* _Aim of the task_: Give the data below again exactly as it stands. Omit the pictures.

* _Data segment_:
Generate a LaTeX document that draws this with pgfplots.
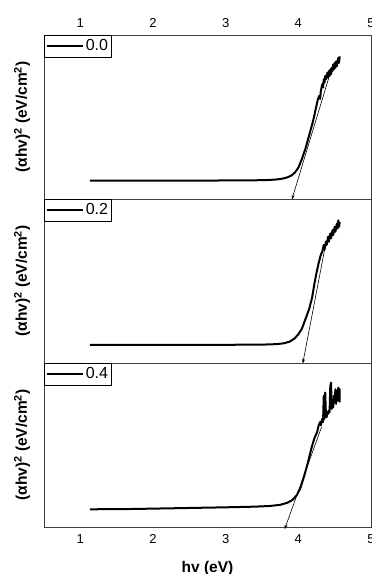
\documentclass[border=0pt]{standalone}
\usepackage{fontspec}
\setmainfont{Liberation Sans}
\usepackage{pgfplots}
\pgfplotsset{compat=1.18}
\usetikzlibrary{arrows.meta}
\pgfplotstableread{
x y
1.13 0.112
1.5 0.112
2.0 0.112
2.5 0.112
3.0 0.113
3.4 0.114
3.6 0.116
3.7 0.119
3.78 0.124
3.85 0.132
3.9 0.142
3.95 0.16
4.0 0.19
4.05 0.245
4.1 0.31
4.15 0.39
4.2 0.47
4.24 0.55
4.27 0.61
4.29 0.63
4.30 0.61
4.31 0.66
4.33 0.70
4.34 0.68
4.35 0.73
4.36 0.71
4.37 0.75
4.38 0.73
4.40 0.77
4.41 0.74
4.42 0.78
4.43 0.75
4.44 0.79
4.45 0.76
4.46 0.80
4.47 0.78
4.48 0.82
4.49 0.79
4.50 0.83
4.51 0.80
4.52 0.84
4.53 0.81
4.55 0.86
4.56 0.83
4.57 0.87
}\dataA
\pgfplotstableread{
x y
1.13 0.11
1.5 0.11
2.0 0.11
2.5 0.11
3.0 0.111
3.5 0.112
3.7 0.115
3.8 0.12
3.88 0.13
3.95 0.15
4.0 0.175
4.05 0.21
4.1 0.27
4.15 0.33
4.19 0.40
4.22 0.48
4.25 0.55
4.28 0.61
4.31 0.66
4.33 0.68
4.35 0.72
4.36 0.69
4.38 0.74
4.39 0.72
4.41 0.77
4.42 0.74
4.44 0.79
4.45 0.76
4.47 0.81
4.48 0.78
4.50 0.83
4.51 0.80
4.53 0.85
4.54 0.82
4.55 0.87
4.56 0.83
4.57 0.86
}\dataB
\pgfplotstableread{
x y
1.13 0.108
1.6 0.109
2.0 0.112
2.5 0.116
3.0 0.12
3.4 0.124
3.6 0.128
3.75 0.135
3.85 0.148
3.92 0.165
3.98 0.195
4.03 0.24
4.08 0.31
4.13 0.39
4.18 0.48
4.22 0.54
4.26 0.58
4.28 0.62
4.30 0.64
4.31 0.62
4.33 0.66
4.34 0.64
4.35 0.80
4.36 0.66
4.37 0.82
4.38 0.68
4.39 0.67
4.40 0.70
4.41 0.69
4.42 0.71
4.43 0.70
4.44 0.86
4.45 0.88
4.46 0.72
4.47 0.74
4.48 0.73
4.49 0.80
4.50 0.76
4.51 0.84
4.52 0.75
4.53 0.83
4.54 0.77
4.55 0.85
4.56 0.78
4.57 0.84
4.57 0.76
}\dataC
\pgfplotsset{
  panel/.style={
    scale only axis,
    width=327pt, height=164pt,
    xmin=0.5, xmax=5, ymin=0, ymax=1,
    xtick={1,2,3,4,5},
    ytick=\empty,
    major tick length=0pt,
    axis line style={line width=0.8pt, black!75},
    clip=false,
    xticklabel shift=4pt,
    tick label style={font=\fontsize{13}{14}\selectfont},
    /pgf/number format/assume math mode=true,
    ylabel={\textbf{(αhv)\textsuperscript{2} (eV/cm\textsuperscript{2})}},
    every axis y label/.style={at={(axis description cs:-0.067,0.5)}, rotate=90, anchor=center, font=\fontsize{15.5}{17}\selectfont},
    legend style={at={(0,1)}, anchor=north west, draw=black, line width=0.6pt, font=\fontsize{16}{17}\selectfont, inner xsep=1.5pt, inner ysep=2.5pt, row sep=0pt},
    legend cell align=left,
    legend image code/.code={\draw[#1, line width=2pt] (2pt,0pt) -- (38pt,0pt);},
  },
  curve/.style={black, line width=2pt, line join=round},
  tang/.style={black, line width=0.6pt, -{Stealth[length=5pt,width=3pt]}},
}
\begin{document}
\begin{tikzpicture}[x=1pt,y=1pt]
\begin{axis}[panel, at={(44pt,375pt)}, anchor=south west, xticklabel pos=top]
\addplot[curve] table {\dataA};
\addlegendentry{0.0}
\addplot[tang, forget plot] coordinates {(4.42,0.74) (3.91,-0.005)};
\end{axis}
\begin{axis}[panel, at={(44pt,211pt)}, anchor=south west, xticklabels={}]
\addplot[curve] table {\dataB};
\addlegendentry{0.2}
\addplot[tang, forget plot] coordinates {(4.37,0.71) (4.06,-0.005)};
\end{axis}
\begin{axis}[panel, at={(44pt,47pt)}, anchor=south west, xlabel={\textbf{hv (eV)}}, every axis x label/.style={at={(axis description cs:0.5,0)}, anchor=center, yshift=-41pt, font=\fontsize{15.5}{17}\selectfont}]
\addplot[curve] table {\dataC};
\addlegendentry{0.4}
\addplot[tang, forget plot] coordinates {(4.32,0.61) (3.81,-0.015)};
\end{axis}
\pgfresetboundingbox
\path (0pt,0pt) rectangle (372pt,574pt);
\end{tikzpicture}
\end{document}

* _Solution below_:
Generate a LaTeX document that draws this with pgfplots.
\documentclass[border=0pt]{standalone}
\usepackage{fontspec}
\setmainfont{Liberation Sans}
\usepackage{pgfplots}
\pgfplotsset{compat=1.18}
\usetikzlibrary{arrows.meta}
\pgfplotstableread{
x y
1.13 0.112
1.5 0.112
2.0 0.112
2.5 0.112
3.0 0.113
3.4 0.114
3.6 0.116
3.7 0.119
3.78 0.124
3.85 0.132
3.9 0.142
3.95 0.16
4.0 0.19
4.05 0.245
4.1 0.31
4.15 0.39
4.2 0.47
4.24 0.55
4.27 0.61
4.29 0.63
4.30 0.61
4.31 0.66
4.33 0.70
4.34 0.68
4.35 0.73
4.36 0.71
4.37 0.75
4.38 0.73
4.40 0.77
4.41 0.74
4.42 0.78
4.43 0.75
4.44 0.79
4.45 0.76
4.46 0.80
4.47 0.78
4.48 0.82
4.49 0.79
4.50 0.83
4.51 0.80
4.52 0.84
4.53 0.81
4.55 0.86
4.56 0.83
4.57 0.87
}\dataA
\pgfplotstableread{
x y
1.13 0.11
1.5 0.11
2.0 0.11
2.5 0.11
3.0 0.111
3.5 0.112
3.7 0.115
3.8 0.12
3.88 0.13
3.95 0.15
4.0 0.175
4.05 0.21
4.1 0.27
4.15 0.33
4.19 0.40
4.22 0.48
4.25 0.55
4.28 0.61
4.31 0.66
4.33 0.68
4.35 0.72
4.36 0.69
4.38 0.74
4.39 0.72
4.41 0.77
4.42 0.74
4.44 0.79
4.45 0.76
4.47 0.81
4.48 0.78
4.50 0.83
4.51 0.80
4.53 0.85
4.54 0.82
4.55 0.87
4.56 0.83
4.57 0.86
}\dataB
\pgfplotstableread{
x y
1.13 0.108
1.6 0.109
2.0 0.112
2.5 0.116
3.0 0.12
3.4 0.124
3.6 0.128
3.75 0.135
3.85 0.148
3.92 0.165
3.98 0.195
4.03 0.24
4.08 0.31
4.13 0.39
4.18 0.48
4.22 0.54
4.26 0.58
4.28 0.62
4.30 0.64
4.31 0.62
4.33 0.66
4.34 0.64
4.35 0.80
4.36 0.66
4.37 0.82
4.38 0.68
4.39 0.67
4.40 0.70
4.41 0.69
4.42 0.71
4.43 0.70
4.44 0.86
4.45 0.88
4.46 0.72
4.47 0.74
4.48 0.73
4.49 0.80
4.50 0.76
4.51 0.84
4.52 0.75
4.53 0.83
4.54 0.77
4.55 0.85
4.56 0.78
4.57 0.84
4.57 0.76
}\dataC
\pgfplotsset{
  panel/.style={
    scale only axis,
    width=327pt, height=164pt,
    xmin=0.5, xmax=5, ymin=0, ymax=1,
    xtick={1,2,3,4,5},
    ytick=\empty,
    major tick length=0pt,
    axis line style={line width=0.8pt, black!75},
    clip=false,
    xticklabel shift=4pt,
    tick label style={font=\fontsize{13}{14}\selectfont},
    /pgf/number format/assume math mode=true,
    ylabel={\textbf{(αhv)\textsuperscript{2} (eV/cm\textsuperscript{2})}},
    every axis y label/.style={at={(axis description cs:-0.067,0.5)}, rotate=90, anchor=center, font=\fontsize{15.5}{17}\selectfont},
    legend style={at={(0,1)}, anchor=north west, draw=black, line width=0.6pt, font=\fontsize{16}{17}\selectfont, inner xsep=1.5pt, inner ysep=2.5pt, row sep=0pt},
    legend cell align=left,
    legend image code/.code={\draw[#1, line width=2pt] (2pt,0pt) -- (38pt,0pt);},
  },
  curve/.style={black, line width=2pt, line join=round},
  tang/.style={black, line width=0.6pt, -{Stealth[length=5pt,width=3pt]}},
}
\begin{document}
\begin{tikzpicture}[x=1pt,y=1pt]
\begin{axis}[panel, at={(44pt,375pt)}, anchor=south west, xticklabel pos=top]
\addplot[curve] table {\dataA};
\addlegendentry{0.0}
\addplot[tang, forget plot] coordinates {(4.42,0.74) (3.91,-0.005)};
\end{axis}
\begin{axis}[panel, at={(44pt,211pt)}, anchor=south west, xticklabels={}]
\addplot[curve] table {\dataB};
\addlegendentry{0.2}
\addplot[tang, forget plot] coordinates {(4.37,0.71) (4.06,-0.005)};
\end{axis}
\begin{axis}[panel, at={(44pt,47pt)}, anchor=south west, xlabel={\textbf{hv (eV)}}, every axis x label/.style={at={(axis description cs:0.5,0)}, anchor=center, yshift=-41pt, font=\fontsize{15.5}{17}\selectfont}]
\addplot[curve] table {\dataC};
\addlegendentry{0.4}
\addplot[tang, forget plot] coordinates {(4.32,0.61) (3.81,-0.015)};
\end{axis}
\pgfresetboundingbox
\path (0pt,0pt) rectangle (372pt,574pt);
\end{tikzpicture}
\end{document}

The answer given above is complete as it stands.